超芸術と摩損

さまざまな社会問題について発言していくブログです。

現論 信頼失われた中国社会 作家 楊逸

2016-07-04 06:23:11 | 新聞から
命が金稼ぎの資本に

 中国語では人の一生を「生、老、病、死」の4字に集約して表現する。
 出身がどうか、経済的に貧しいか豊かか、教育を受けたか否か、善か悪かなどにかかわらず、人は誰もが「生まれて、年を取って、やがて病気がちになり、死んでいく」という同じ人生の道をたどる。そしてその「道」を全うするのに欠かせないのが病院であろう。
 病気とはほとんど無縁の私。これまでに人生だの「生、老、病、死」だのを真剣に考えたこともなく、日々を過ごしてきたが、2014年1月、突然受けた電話によって、中国の病院とそこに潜むあまたの問題を垣間見ることができた。

母危篤

 それは「母が危篤」という知らせだった。
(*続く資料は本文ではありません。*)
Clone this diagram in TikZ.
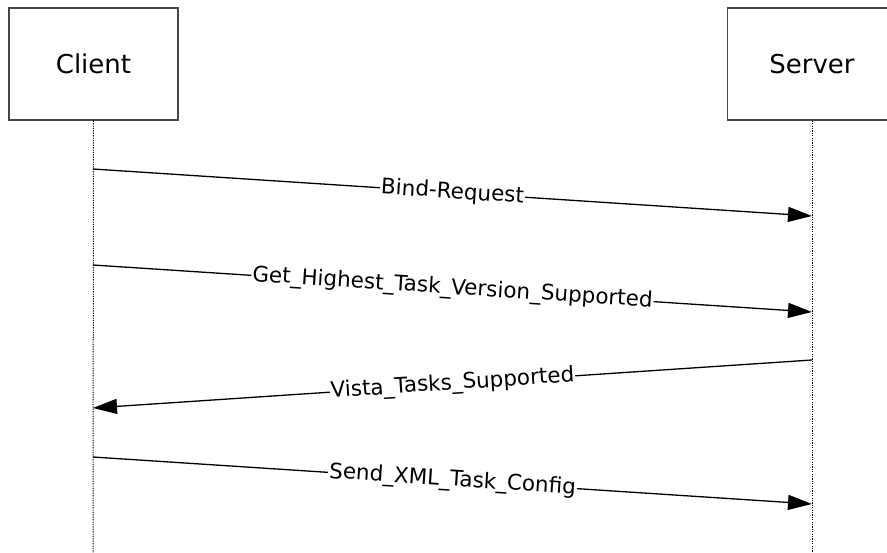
\documentclass[tikz,border=0pt]{standalone}
\usepackage{fontspec}
\setmainfont{DejaVu Sans}
\usetikzlibrary{arrows.meta}
\definecolor{bx}{RGB}{70, 70, 70}

\begin{document}
\begin{tikzpicture}[
  actor/.style={rectangle, draw=bx, line width=1.5pt, minimum width=169pt, minimum height=112pt, inner sep=0pt, font=\fontsize{26}{30}\selectfont},
  life/.style={line width=1pt, dash pattern=on 1.2pt off 1.2pt},
  msg/.style={line width=1.3pt, -{Triangle[length=24pt, width=15pt]}},
  lbl/.style={fill=white, inner sep=1pt, sloped, font=\fontsize{21.5}{24}\selectfont}]
\clip (0pt, 0pt) rectangle (887pt, -553pt);
\useasboundingbox (0pt, 0pt) rectangle (887pt, -553pt);
\node (client) [actor] at (93.5pt, -64.0pt) {Client};
\node (server) [actor] at (812.0pt, -64.0pt) {Server};
\coordinate (cend) at (93.0pt, -553.0pt);
\coordinate (send) at (812.0pt, -553.0pt);
\draw [life] (client.south) to (cend);
\draw [life] (server.south) to (send);
\coordinate (c1) at (93.0pt, -169.0pt);
\coordinate (s1) at (812.0pt, -216.0pt);
\coordinate (c2) at (93.0pt, -265.0pt);
\coordinate (s2) at (812.0pt, -312.0pt);
\coordinate (s3) at (812.0pt, -360.0pt);
\coordinate (c3) at (93.0pt, -408.0pt);
\coordinate (c4) at (93.0pt, -457.0pt);
\coordinate (s4) at (812.0pt, -504.0pt);
\draw [msg] (c1) to node [lbl] {Bind-Request} (s1);
\draw [msg] (c2) to node [lbl] {Get\_Highest\_Task\_Version\_Supported} (s2);
\draw [msg] (s3) to node [lbl] {Vista\_Tasks\_Supported} (c3);
\draw [msg] (c4) to node [lbl] {Send\_XML\_Task\_Config} (s4);
\end{tikzpicture}
\end{document}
飛んで帰り、空港から病院にまっすぐ駆けつけた。15平方メートルくらいの病室にべッドが二つ。手前の方に、鼻に酸素吸入器、腕に点滴針という、骨と皮に痩せ細った母が寝ており、奥のベッドは荷物置き場になっていた。
 自の前の様子に驚いた。ショックで言葉を失い、その場に立ち尽くした。母が哀れでならない。病院の廊下に漂っていたトイレよりもきつい悪臭が病室の中にまで忍び込み、病床のシーツも布団カパーも血液や排せつ物などでひどく汚れていて、見るに堪えなかった。
「こんな不衛生な環境じゃ、いつか健康な人も病んでしまうじゃないの」と言いながらナースを呼ぼうとすると、姉に止められた。「母の命を預けているのよ。文句を言ったら治療するとき何をされるかわからない」というので、気持ちを抑えて、汚れのひどい箇所にタオルを敷くなどして何とかごまかした。
 そのうち母が目を覚まし、私を見て、「家に帰って死にたい」と切ない声で言った。数カ月後、母は自宅で亡くなった。
 誤解されないように付け加えておくが、母が入院していたのは、黒竜江省ハルビンでベスト3に挙げられる一流の大学病院の「個室」であった。
 世界一の人口を持つ中国。おそらく病人の数もほかと比べものにならないほど多いだろう。ことに近年、毒ミルク、毒食品、毒水、毒空気など、健康を害する「毒事件」が相次いだせいで発達障害や呼吸器疾患、がんなどの発病が急増している。

ダフ屋

 いつか日本のテレビで見た、北京の病院に潜入取材したドキュメンタリーを思い出す。
 病気を見てもらうための「整理券」を手に入れようと、北京の有名病院の前には常に長い列ができていて、並ぶ人に何かを売りつける不審者が列を潜るようにして行ったり来たりしていた。
 「黄牛(フアンニュウ)」。つまり破格の高い値段で整理券を転売するブローカー、日本でいうダフ屋だ。300元(約4800円)の初診料を払って受け取る整理券は、15倍の4500元で取引されるらしい。まさに人の弱みにつけ込む悪徳商売だ。
 今年1月、地万から来た若い娘は北京の某有名病院で一日中並んでも受け付けてもらえなかったが、ダフ屋らしき集団は自分の前に無理やり折りたたみの椅子を置いただけで整理券をもらって行った。病院の警備担当者は見て見ぬ\ふりをしていた。病院内部の者がダフ屋とグルだったことを知って、若い娘は怒りを爆発させ、撮影した映像をインターネット上に公開した。病院を批判する声が沸騰した。
 一方で大金を払って整理券を買っても、良い治療を受けられるとは限らない。最近、利益を求めてネットに虚偽の宣伝を載せ、患者をだます一部の民間病院の「手口」が、ある大学生の死によって取り沙汰された。
 魏則西。西安の某大学に在籍する優秀な学生だった。難病にかかり、ネット検索で知った北京の武装警察関係の病院に通うようになった。完治するという医者の言葉を信じ、日本円で数百万円にも及ぶ治療費を払った末亡くなった。魏のかかった病院の「診療科」は何と福建省莆田地方の「やぶ医者グループ」.に請け負われていたのだった。
 拝金主義の病院にかかれば、命は金稼ぎの「資本」にされかねない。病院に「だまされた」という患者や家族が医者を襲撃する事件が最近多発し、殺された医者もいる。
 病院勤務も危険度の高い職業となり、護身術を習いに行く医者も少なくないという。信頼が失われた社会の中で、医者ですら命の危機にさらされたら、だれが安心な暮らしを望めるだろうか。